When Nancy wrote to the Las Vegas Hilton to ask for tickets to Elvis Presley's concert in September 1996, the hotel replied that would be impossible because Andrew Lloyd Webber's Starlight Express was the show that month. Any other possible reasons for Elvis not being in the building were not mentioned.
Many have speculated but no one knows who Nancy is, which has boosted sales of three books containing his letters.
Over the past fortnight, one of Nancy's "victims" has lost his sense of humour: Thompson, the high priest of gonzo journalism. Often portrayed as a man in need of anger-management techniques, Thompson exploded at Nancy's written request for his toenail clippings to be displayed in a Hunter S. Thompson mausoleum he planned to open.
Now, Thompson says, he has been asked to sign a form allowing the letter and his ... err, corrosive correspondence to be used in a Ted Nancy television show.
So who is Ted L. Nancy?
He may be Seinfeld, planning his return to telly with a show based around the letters and their responses. That is Thompson's theory, anyway.
Reporters have tracked Nancy's letters to the return address and found it is a private box in a shopping mall in Thousand Oaks, California.
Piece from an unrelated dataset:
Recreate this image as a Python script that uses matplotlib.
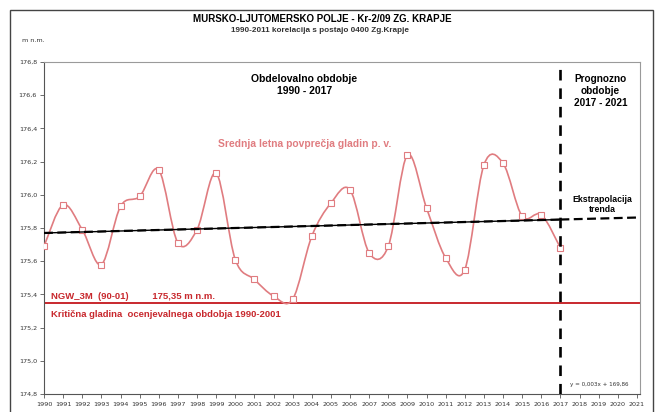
import matplotlib
matplotlib.use("Agg")
import matplotlib.pyplot as plt
from matplotlib.path import Path
from matplotlib.patches import PathPatch, Rectangle
import numpy as np

years = list(range(1990, 2018))
levels = [175.69, 175.94, 175.79, 175.58, 175.93, 175.99, 176.15, 175.71, 175.79, 176.13,
          175.61, 175.49, 175.39, 175.37, 175.75, 175.95, 176.03, 175.65, 175.69, 176.24,
          175.92, 175.62, 175.55, 176.18, 176.19, 175.87, 175.88, 175.68]
trend_start = 175.77
trend_slope = 0.003
critical_level = 175.35
xtick_years = list(range(1990, 2022))
ytick_vals = [174.8, 175.0, 175.2, 175.4, 175.6, 175.8, 176.0, 176.2, 176.4, 176.6, 176.8]

curve_col = '#e07c80'
red_col = '#c8282d'

fig = plt.figure(figsize=(6.61, 4.12), dpi=100)
fig.patches.append(Rectangle((10/661, -0.01), (653-10)/661, 1 - 10/412 + 0.01,
                             transform=fig.transFigure, fill=False, ec='#444444', lw=1.0))
ax = fig.add_axes([44/661, 1 - 394/412, (640-44)/661, (394-62)/412])
ax.set_xlim(1990, 2021.16)
ax.set_ylim(174.8, 176.8)

# smooth curve (Catmull-Rom -> cubic Bezier), like Excel smoothed line
P = np.column_stack([years, levels]).astype(float)
n = len(P)
verts = [tuple(P[0])]
codes = [Path.MOVETO]
for i in range(n - 1):
    p0 = P[i - 1] if i > 0 else P[i]
    p1 = P[i]
    p2 = P[i + 1]
    p3 = P[i + 2] if i + 2 < n else P[i + 1]
    c1 = p1 + (p2 - p0) / 6.0
    c2 = p2 - (p3 - p1) / 6.0
    verts += [tuple(c1), tuple(c2), tuple(p2)]
    codes += [Path.CURVE4] * 3
ax.add_patch(PathPatch(Path(verts, codes), fill=False, ec=curve_col, lw=1.2, zorder=3))
ax.plot(years, levels, ls='none', marker='s', ms=4, mfc='white', mec=curve_col, mew=0.8, zorder=4)

# trend line
tx = np.array([1990, 2017])
ax.plot(tx, trend_start + trend_slope * (tx - 1990), color='black', lw=1.0, zorder=5)
ax.plot(tx, trend_start + trend_slope * (tx - 1990), color='black', lw=1.6, ls=(0, (4, 2)), zorder=5)
tx2 = np.array([2017, 2021.16])
ax.plot(tx2, trend_start + trend_slope * (tx2 - 1990), color='black', lw=1.6, ls=(0, (4, 2)), zorder=5)

# critical level
ax.axhline(critical_level, color=red_col, lw=1.4, zorder=2)

# period divider
ax.axvline(2017, color='black', lw=1.9, ls=(0, (4, 3)), zorder=6)

# axes styling
for s in ['top', 'right']:
    ax.spines[s].set_color('#9a9a9a')
for s in ['left', 'bottom']:
    ax.spines[s].set_color('#555555')
ax.set_xticks(xtick_years)
ax.set_xticklabels([str(y) for y in xtick_years], fontsize=4.6, color='#333333')
ax.set_yticks(ytick_vals)
ax.set_yticklabels([f"{v:.1f}".replace('.', ',') for v in ytick_vals], fontsize=4.6, color='#333333')
ax.tick_params(axis='both', length=3, width=0.6, color='#555555', pad=2)
ax.tick_params(axis='x', pad=3)

# texts
fig.text(322/661, 1 - 19/412, "MURSKO-LJUTOMERSKO POLJE - Kr-2/09 ZG. KRAPJE", ha='center', va='center',
         fontsize=7.0, fontweight='bold', family='Liberation Sans')
fig.text(320/661, 1 - 30/412, "1990-2011 korelacija s postajo 0400 Zg.Krapje", ha='center', va='center',
         fontsize=5.85, fontweight='bold', family='Liberation Sans', color='#333333')
fig.text(22/661, 1 - 41/412, "m n.m.", ha='left', va='center', fontsize=4.6, color='#333333')

ax.text(2003.6, 176.661, "Obdelovalno obdobje\n1990 - 2017", ha='center', va='center', fontsize=7.5,
        fontweight='bold', family='Liberation Sans', linespacing=1.15)
ax.text(2019.1, 176.625, "Prognozno\nobdobje\n2017 - 2021", ha='center', va='center', fontsize=7.2,
        fontweight='bold', family='Liberation Sans', linespacing=1.3)
ax.text(2003.6, 176.306, "Srednja letna povprečja gladin p. v.", ha='center', va='center', fontsize=7.4,
        fontweight='bold', family='Liberation Sans', color=curve_col)
ax.text(2019.17, 175.942, "Ekstrapolacija\ntrenda", ha='center', va='center', fontsize=6.3,
        fontweight='bold', family='Liberation Sans', linespacing=1.12)
ax.text(1990.35, 175.39, "NGW_3M  (90-01)         175,35 m n.m.", ha='left', va='center', fontsize=6.8,
        fontweight='bold', family='Liberation Sans', color=red_col)
ax.text(1990.35, 175.276, "Kritična gladina  ocenjevalnega obdobja 1990-2001", ha='left', va='center',
        fontsize=6.8, fontweight='bold', family='Liberation Sans', color=red_col)
ax.text(2017.5, 174.855, "y = 0,003x + 169,86", ha='left', va='center', fontsize=4.1, color='#333333')

fig.savefig("out.png", dpi=100)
The owner, Rosemary Afara, has told reporters that she has never seen anyone come to collect letters from the box and that a cash payment for its use is left inside it.
Nancy has talked to her on the telephone. "It's the same voice every time, and it doesn't sound like Jerry," she said.
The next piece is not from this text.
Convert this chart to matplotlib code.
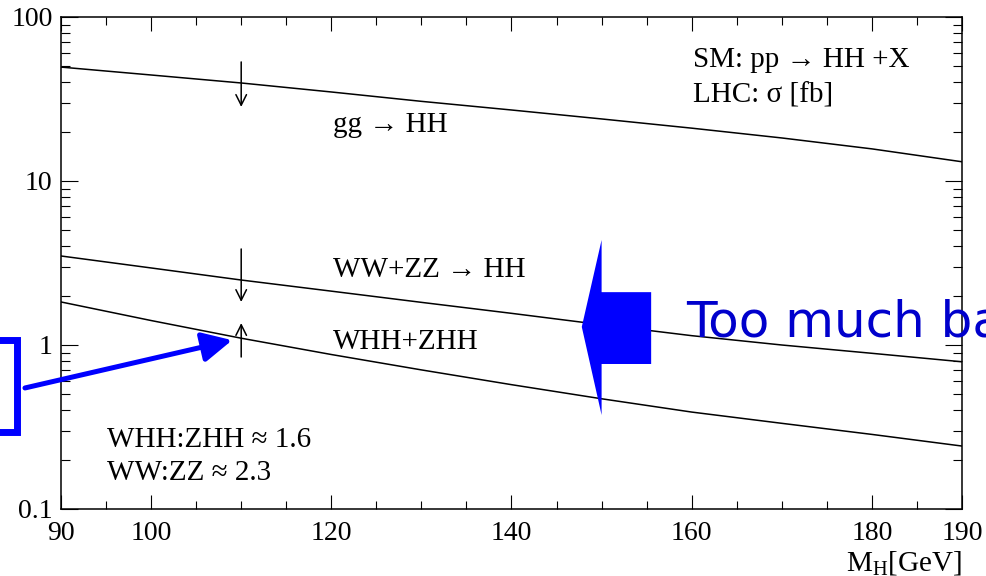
import matplotlib
matplotlib.use('Agg')
import matplotlib.pyplot as plt
from matplotlib.patches import Polygon
from matplotlib.lines import Line2D
import numpy as np

plt.rcParams['font.family'] = ['Liberation Serif', 'DejaVu Serif']
plt.rcParams['mathtext.fontset'] = 'custom'
plt.rcParams['mathtext.rm'] = 'Liberation Serif'
plt.rcParams['mathtext.it'] = 'Liberation Serif:italic'

# ---- data (sigma in fb vs M_H in GeV) ----
m_h = [90, 100, 110, 120, 130, 140, 150, 160, 170, 180, 190]
sigma_gg = [49.5, 44.3, 39.6, 34.9, 30.6, 27.1, 23.9, 21.0, 18.3, 15.7, 13.1]
sigma_vbf = [3.49, 2.95, 2.49, 2.13, 1.82, 1.56, 1.33, 1.14, 1.00, 0.89, 0.79]
sigma_vhh = [1.83, 1.41, 1.10, 0.875, 0.705, 0.573, 0.47, 0.39, 0.333, 0.285, 0.242]

x_ticks = [90, 100, 120, 140, 160, 180, 190]
y_ticks = [0.1, 1, 10, 100]
y_tick_labels = ['0.1', '1', '10', '100']

# arrows at M_H = 110 : (start, end)
arrow_x = 110
arrows = [(53.2, 28.3), (3.85, 1.83), (0.845, 1.36)]

W, H = 987, 576
fig = plt.figure(figsize=(W / 100, H / 100), dpi=100)
ax = fig.add_axes([61 / W, 1 - 509 / H, 901 / W, 492 / H])

for s in [sigma_gg, sigma_vbf, sigma_vhh]:
    ax.plot(m_h, s, color='black', lw=1.1)

ax.set_yscale('log')
ax.set_xlim(90, 190)
ax.set_ylim(0.1, 100)
ax.set_xticks(x_ticks)
ax.set_xticklabels([str(t) for t in x_ticks])
ax.set_xticks(np.arange(90, 191, 5), minor=True)
ax.set_yticks(y_ticks)
ax.set_yticklabels(y_tick_labels)
ax.tick_params(which='both', direction='in', top=True, right=True, width=0.8,
               labelsize=20, colors='black')
ax.tick_params(axis='x', which='major', length=10, pad=9)
ax.tick_params(axis='x', which='minor', length=6)
ax.tick_params(axis='y', which='major', length=12.5, pad=6)
ax.tick_params(axis='y', which='minor', length=6.5)
for sp in ax.spines.values():
    sp.set_linewidth(1.1)

ax.set_xlabel(r'$\mathregular{M_H[GeV]}$', fontsize=21)
ax.xaxis.set_label_coords(1.0, -0.082)
ax.xaxis.label.set_ha('right')
ax.xaxis.label.set_va('top')

for a, b in arrows:
    ax.annotate('', xy=(arrow_x, b), xytext=(arrow_x, a),
                arrowprops=dict(arrowstyle='->', lw=1.1, color='black',
                                mutation_scale=19, shrinkA=0, shrinkB=0))

fs = 21
ax.text(0.302, 0.766, 'gg \u2192 HH', transform=ax.transAxes, fontsize=fs, va='baseline')
ax.text(0.302, 0.4715, 'WW+ZZ \u2192 HH', transform=ax.transAxes, fontsize=fs, va='baseline')
ax.text(0.302, 0.325, 'WHH+ZHH', transform=ax.transAxes, fontsize=fs, va='baseline')
ax.text(0.701, 0.898, 'SM: pp \u2192 HH +X', transform=ax.transAxes, fontsize=fs, va='baseline')
ax.text(0.701, 0.827, 'LHC: \u03c3 [fb]', transform=ax.transAxes, fontsize=fs, va='baseline')
ax.text(0.051, 0.126, 'WHH:ZHH \u2248 1.6', transform=ax.transAxes, fontsize=fs, va='baseline')
ax.text(0.051, 0.059, 'WW:ZZ \u2248 2.3', transform=ax.transAxes, fontsize=fs, va='baseline')

# ---- blue overlay from the slide ----
blue = '#0000ff'
big_arrow = Polygon([(147.8, 1.29), (150.0, 4.37), (150.0, 2.10), (155.5, 2.10),
                     (155.5, 0.766), (150.0, 0.766), (150.0, 0.374)],
                    closed=True, facecolor=blue, edgecolor='none', zorder=5)
ax.add_patch(big_arrow)

# the slide text runs off the right edge of the picture, as in the original
ax.text(0.694, 0.35, 'Too much background', transform=ax.transAxes, fontsize=36,
        color='#0000cc', va='baseline', family='DejaVu Sans', clip_on=False, zorder=6)

ax.annotate('', xy=(109.0, 1.07), xytext=(86.0, 0.547), annotation_clip=False,
            arrowprops=dict(arrowstyle='-|>,head_length=0.9,head_width=0.45', lw=3.6,
                            color=blue, mutation_scale=20, shrinkA=0, shrinkB=0),
            zorder=6)

bx = [0, 17, 17, 0]
by = [340, 340, 432, 432]
fig.add_artist(Line2D([v / W for v in bx], [1 - v / H for v in by], transform=fig.transFigure,
                      color=blue, lw=5, solid_joinstyle='miter'))

fig.savefig('out.png', dpi=100)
Seinfeld is involved in a forthcoming ABC show - he was spotted at meetings with the television network earlier this year - and he has written introductions to the three books of Nancy letters.
But he has always denied being Nancy. He says he thinks he may have met the man himself when he was watching television at a friend's house and picked up a stack of letters that someone had left on the coffee table.
Realising their comedy potential, he says, he sent them on to his literary agency, but not before reading them to other guests. Everyone laughed except one man, "who just kind of nodded approvingly as each letter was read," he said in an interview. "I guess I didn't realise it at the time, but I am convinced that that man was the real Ted L. Nancy."
The literary agency denies any further knowledge.
ABC is calming down reporters with a statement promising that the forthcoming series would "recreate Mr Nancy's adventures as a compulsive letter-writer who sends seemingly serious, yet totally absurd, requests to corporate honchos [and] celebrities".